Pakistan’s higher education system is widely celebrated as a driver of national progress. Yet, beneath the headlines and global rankings lies a troubling paradox: the very individuals sustaining universities, the visiting faculty, are trapped between indispensability and systemic neglect. Across the country, from Islamabad and Punjab to Sindh, Balochistan, and Khyber Pakhtunkhwa, PhD scholars and early-career researchers have shifted from temporary stop-gaps to the primary engine of academic operations, shouldering teaching, research supervision, and administrative responsibilities that permanent faculty can no longer manage alone.
This reliance on visiting faculty has become structural. Departments in universities across Pakistan often depend on dozens of visiting lecturers to maintain the continuity of each semester. These scholars are not adjuncts in a casual sense; they are the backbone of tertiary education, supervising BS and MPhil theses, managing departmental administration, and conducting research that sustains universities’ academic outputs. Yet, despite their essential role, visiting faculty routinely face chronic fiscal delinquency and institutional neglect.
As highlighted by Sardar Sajawal Khan Niazi, PhD Scholar at Quaid-i-Azam University, departments in premier institutions like Quaid-i-Azam University and the University of Chakwal often have 15 to 20 visiting lecturers sustaining an entire semester. While these examples illustrate the problem vividly, similar patterns prevail across nearly all public universities in Pakistan. Salaries for visiting faculty are frequently delayed by 12 to 24 months, with no interim support, inflation adjustments, or safeguards. What administrations often dismiss as “budgetary constraints” or “procedural delays” is, in reality, an interest-free loan extracted from the country’s most educated youth, forcing them to sustain the academic system without financial security.
Private and military-run institutions, by contrast, routinely pay visiting faculty on time, proving that fiscal discipline is achievable.
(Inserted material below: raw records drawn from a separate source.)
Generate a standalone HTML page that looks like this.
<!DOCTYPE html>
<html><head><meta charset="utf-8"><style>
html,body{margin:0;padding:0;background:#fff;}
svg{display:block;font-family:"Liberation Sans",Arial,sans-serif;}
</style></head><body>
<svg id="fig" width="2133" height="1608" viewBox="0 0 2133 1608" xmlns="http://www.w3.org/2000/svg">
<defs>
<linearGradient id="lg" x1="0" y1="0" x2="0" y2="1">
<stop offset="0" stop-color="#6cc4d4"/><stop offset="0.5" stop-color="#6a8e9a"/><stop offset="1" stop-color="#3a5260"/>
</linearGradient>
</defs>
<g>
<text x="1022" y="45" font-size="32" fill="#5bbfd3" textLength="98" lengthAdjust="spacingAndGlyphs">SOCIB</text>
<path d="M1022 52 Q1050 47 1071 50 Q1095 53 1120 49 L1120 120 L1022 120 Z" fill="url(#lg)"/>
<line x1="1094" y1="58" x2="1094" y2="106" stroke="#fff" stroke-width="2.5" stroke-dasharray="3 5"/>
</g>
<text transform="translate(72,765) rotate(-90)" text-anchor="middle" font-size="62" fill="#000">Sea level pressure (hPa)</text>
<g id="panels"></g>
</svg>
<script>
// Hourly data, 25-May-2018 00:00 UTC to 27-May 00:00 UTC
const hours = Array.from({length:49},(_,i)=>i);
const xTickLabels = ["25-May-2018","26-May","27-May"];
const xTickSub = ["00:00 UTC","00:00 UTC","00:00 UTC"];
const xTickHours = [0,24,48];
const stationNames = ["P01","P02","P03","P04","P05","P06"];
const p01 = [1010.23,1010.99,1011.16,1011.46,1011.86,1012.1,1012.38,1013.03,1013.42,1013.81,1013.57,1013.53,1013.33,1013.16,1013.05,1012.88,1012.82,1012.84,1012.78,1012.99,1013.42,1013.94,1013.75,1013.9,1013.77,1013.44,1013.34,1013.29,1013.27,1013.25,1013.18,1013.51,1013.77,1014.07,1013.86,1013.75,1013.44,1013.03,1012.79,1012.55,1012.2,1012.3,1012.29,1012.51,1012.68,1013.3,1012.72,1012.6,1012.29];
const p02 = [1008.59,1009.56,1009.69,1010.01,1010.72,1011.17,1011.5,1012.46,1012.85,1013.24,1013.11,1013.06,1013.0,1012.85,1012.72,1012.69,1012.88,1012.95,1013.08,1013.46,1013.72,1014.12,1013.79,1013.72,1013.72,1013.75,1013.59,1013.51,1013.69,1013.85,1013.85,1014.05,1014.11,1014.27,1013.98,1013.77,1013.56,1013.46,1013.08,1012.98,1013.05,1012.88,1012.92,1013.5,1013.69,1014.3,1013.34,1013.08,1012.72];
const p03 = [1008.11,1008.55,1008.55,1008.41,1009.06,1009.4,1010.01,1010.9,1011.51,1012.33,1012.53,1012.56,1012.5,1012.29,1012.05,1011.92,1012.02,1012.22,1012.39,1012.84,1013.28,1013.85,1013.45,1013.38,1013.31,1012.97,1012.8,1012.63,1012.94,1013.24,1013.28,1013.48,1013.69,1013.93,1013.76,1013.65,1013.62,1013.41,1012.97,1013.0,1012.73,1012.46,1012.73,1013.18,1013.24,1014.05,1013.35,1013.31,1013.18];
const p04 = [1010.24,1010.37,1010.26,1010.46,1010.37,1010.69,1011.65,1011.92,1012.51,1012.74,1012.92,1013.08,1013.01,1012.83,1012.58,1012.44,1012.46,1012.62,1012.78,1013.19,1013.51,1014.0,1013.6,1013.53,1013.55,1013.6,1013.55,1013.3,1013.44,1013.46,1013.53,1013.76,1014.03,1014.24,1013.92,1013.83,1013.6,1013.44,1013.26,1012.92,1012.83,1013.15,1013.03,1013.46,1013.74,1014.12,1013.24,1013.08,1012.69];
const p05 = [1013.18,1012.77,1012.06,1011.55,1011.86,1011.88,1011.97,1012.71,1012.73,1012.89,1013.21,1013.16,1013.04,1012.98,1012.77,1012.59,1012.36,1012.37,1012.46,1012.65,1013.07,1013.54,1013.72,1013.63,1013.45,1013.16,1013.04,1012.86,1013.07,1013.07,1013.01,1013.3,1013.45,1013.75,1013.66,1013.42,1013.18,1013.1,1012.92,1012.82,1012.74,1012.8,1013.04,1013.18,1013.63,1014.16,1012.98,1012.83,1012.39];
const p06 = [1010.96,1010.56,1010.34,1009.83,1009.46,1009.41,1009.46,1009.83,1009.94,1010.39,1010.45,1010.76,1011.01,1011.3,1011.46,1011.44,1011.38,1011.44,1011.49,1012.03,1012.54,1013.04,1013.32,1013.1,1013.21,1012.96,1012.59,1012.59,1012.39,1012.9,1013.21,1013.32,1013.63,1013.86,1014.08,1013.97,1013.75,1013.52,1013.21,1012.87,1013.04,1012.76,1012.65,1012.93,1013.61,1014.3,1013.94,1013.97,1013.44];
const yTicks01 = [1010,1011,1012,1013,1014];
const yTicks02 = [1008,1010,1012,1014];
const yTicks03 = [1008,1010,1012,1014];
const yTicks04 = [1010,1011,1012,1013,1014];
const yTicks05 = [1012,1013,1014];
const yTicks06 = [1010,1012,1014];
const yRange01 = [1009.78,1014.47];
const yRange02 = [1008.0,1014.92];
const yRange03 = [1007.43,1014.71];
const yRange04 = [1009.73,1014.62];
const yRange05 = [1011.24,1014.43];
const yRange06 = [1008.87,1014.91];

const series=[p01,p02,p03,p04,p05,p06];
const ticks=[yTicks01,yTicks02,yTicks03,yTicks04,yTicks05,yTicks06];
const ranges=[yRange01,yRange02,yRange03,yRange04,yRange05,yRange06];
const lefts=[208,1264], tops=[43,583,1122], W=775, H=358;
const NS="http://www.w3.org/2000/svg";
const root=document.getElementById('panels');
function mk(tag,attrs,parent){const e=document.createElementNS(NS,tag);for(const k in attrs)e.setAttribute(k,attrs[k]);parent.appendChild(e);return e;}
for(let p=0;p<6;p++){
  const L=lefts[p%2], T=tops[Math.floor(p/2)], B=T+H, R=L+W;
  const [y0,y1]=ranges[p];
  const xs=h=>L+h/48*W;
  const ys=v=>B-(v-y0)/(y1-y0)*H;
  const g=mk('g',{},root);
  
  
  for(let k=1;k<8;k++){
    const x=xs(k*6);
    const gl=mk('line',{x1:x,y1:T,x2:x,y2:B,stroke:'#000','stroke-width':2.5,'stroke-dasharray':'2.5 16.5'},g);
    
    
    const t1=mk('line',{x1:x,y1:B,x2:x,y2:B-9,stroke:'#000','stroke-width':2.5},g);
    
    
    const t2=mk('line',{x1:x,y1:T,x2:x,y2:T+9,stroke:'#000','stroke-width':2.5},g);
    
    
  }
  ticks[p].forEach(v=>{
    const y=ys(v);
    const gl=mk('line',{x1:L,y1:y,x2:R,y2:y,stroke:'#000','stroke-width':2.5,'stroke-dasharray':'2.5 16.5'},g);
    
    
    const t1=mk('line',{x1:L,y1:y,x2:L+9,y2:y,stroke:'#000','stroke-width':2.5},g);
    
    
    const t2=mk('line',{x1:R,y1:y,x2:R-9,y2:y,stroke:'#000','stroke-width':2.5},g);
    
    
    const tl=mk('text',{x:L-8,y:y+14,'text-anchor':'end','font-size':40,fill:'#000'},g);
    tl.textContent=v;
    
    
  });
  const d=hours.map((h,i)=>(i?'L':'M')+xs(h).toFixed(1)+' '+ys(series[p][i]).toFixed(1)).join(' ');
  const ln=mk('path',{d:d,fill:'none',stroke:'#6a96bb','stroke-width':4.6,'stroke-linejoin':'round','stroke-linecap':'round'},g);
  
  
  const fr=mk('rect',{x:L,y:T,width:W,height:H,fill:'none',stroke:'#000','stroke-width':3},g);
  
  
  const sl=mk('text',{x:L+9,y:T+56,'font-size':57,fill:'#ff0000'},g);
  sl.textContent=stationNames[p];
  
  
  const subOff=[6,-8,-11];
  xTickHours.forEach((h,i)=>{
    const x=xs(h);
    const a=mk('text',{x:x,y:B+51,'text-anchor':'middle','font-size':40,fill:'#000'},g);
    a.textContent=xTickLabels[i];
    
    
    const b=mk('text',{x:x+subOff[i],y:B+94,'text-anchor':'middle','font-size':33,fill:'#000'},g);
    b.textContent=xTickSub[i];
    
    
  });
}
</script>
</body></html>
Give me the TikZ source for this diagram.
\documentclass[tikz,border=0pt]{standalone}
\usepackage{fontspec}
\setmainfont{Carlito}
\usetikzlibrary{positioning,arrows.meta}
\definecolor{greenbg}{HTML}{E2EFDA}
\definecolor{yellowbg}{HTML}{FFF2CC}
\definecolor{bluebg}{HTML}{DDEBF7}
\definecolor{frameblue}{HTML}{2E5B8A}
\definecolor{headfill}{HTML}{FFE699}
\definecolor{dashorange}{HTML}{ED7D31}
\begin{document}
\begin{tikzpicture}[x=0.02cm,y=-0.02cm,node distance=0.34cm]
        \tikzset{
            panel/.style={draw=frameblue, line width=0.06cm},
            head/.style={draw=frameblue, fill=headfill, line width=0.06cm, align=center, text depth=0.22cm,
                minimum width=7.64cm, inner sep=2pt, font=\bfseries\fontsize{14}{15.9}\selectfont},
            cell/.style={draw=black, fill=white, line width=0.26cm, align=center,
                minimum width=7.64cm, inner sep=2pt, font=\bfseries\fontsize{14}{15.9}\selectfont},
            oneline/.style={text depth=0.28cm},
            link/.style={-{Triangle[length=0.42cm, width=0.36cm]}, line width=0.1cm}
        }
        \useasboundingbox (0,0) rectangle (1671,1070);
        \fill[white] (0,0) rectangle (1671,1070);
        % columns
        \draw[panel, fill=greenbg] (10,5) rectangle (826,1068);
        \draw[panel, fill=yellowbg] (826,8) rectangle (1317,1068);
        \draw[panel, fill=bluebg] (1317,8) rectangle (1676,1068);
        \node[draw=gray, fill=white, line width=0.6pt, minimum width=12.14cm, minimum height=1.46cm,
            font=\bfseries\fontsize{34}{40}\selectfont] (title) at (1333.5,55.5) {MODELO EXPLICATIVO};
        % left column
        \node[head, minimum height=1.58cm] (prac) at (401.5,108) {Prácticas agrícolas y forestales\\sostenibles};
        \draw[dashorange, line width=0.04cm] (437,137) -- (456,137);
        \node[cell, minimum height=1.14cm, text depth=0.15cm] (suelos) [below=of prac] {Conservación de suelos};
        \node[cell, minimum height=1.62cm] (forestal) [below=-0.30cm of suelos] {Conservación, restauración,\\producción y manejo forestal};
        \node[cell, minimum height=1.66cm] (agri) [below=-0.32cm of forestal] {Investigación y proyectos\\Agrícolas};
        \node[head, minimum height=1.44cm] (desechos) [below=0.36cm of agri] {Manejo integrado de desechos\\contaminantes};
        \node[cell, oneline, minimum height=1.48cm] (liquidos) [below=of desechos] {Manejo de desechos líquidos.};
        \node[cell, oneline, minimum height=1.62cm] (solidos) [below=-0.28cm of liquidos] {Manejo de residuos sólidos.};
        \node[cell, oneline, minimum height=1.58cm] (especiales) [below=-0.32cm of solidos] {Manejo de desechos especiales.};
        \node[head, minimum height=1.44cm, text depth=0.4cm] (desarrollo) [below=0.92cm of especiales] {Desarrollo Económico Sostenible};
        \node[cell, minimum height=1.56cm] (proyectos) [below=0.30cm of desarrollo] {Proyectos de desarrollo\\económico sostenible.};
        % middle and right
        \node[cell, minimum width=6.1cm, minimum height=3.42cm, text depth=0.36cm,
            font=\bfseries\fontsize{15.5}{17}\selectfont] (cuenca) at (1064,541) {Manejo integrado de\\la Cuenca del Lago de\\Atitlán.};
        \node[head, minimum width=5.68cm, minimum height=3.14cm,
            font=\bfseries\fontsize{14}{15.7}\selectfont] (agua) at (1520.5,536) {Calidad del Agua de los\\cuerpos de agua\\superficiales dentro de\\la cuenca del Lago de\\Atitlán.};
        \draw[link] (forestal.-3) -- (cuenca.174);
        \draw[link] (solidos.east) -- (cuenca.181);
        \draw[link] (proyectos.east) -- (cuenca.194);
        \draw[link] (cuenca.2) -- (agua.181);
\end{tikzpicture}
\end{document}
Public universities, however, have normalized exploitation, relying on the dedication of visiting faculty while failing to provide basic protections. The consequences are severe. Scholars struggle to meet basic living costs, support families, and maintain research productivity. Morale erodes, teaching quality suffers, and the brain drain intensifies, as Pakistan’s brightest minds seek professional stability abroad.
Speaking from my own experience as a visiting faculty member, I can attest that this systemic neglect undermines not only individual livelihoods but the quality of education nationwide. Universities are increasingly dependent on visiting faculty, yet treat them as disposable. The irony is stark: we celebrate global university rankings while the scholars generating that value struggle to afford basic commute fares or household expenses.
Addressing this issue requires urgent policy intervention. The Higher Education Commission (HEC) and university administrations must establish a Charter of Rights for Visiting Faculty. This charter should mandate timely quarterly payments, standardized compensation across provinces, and institutional protections, including support during delays and adjustments for inflation. This is not a radical demand; it is essential for the stability and integrity of Pakistan’s higher education system.
Visiting faculty are no longer guests in the ivory tower; they are the ones keeping the lights on. Their expertise, labor, and dedication sustain the teaching and research outputs that define Pakistan’s academic reputation. Yet, when the state allows them to function without financial security, it risks undermining the very foundation of higher education. A nation that starves its scholars cannot expect to feed its future.
This article draws on observations first shared by Sardar Sajawal Khan Niazi on social media, adapted and analyzed from the perspective of a visiting faculty member. While the experiences of QAU and the University of Chakwal provide concrete examples, the structural neglect described is widespread, affecting visiting faculty and the quality of higher education across Pakistan. By highlighting this invisible workforce and calling for systemic reform, it is my hope that authorities take urgent steps to recognize and protect the scholars who keep our universities alive.